The common bipolar phenotype in young people
Rock PL., Chandler RA., Harmer CJ., Rogers RD., Goodwin GM.
Background: Mood elevation is common in adolescents and young adults. The aim of this study was to investigate the prevalence of a bipolar diagnosis and co-morbidity in individuals identified by online screening for experience of (hypo)manic symptoms in order to better define the common bipolar phenotype in young people. Methods: Survey data regarding experience of (hypo)manic symptoms and occurrence of co-morbidities were analysed for 106 students satisfying criteria for probable bipolar syndrome (≥7 mood elevation symptoms plus problems on the Mood Disorder Questionnaire (MDQ)), 459 threshold bipolar students (≥7 symptoms only) and 637 controls (zero symptoms).
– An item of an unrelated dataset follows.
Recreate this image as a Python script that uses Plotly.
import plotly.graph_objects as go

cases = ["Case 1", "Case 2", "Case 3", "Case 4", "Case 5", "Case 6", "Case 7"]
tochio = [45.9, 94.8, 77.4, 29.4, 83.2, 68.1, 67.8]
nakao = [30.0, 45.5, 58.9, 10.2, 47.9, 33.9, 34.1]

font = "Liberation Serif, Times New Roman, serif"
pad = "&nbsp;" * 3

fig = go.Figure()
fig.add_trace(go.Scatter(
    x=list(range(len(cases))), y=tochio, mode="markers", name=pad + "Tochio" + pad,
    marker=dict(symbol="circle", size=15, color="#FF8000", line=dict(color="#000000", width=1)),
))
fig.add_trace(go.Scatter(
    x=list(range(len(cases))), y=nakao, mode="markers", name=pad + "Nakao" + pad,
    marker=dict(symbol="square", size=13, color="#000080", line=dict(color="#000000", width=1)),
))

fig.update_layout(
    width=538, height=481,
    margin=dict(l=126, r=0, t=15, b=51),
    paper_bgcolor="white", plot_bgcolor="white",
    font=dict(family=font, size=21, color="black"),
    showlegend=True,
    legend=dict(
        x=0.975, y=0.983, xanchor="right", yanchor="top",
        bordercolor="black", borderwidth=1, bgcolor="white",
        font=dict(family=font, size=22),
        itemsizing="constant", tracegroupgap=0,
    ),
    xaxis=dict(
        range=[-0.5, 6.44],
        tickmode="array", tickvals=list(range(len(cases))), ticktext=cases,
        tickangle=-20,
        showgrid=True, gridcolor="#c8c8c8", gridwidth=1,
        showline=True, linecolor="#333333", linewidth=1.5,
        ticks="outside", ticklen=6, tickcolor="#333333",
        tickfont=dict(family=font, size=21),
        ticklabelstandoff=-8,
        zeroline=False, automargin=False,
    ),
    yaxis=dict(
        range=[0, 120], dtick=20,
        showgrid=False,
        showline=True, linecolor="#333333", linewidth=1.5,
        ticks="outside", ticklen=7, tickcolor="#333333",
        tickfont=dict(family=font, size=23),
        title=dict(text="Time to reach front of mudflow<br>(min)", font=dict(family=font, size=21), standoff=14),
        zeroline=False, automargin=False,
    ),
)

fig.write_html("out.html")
Co-morbidities investigated included neuroticism, depression, substance misuse, gambling, health problems and medication use. Twenty-one students satisfying criteria for probable bipolar syndrome, 71 threshold bipolar students and 43 controls were interviewed with the Mini International Neuropsychiatric Interview-Plus for diagnoses of DSM-IV-TR bipolar disorder I, II or not otherwise specified (NOS). Results and discussion: There was a higher incidence of bipolar diagnosis in probable bipolar (62%) compared to threshold bipolar (34%) individuals. The probable bipolar group had increased risk of co-morbidity for neuroticism, depression, substance misuse, gambling, health problems and medication use, shared to a lesser extent by the threshold bipolar group. Self-report screening for mood elevation detects a bipolar phenotype common in young people. It provides a bridge to bipolar disorder of potential interest in understanding psychopathology, treatment and prevention. © 2013 Rock et al.; licensee Springer.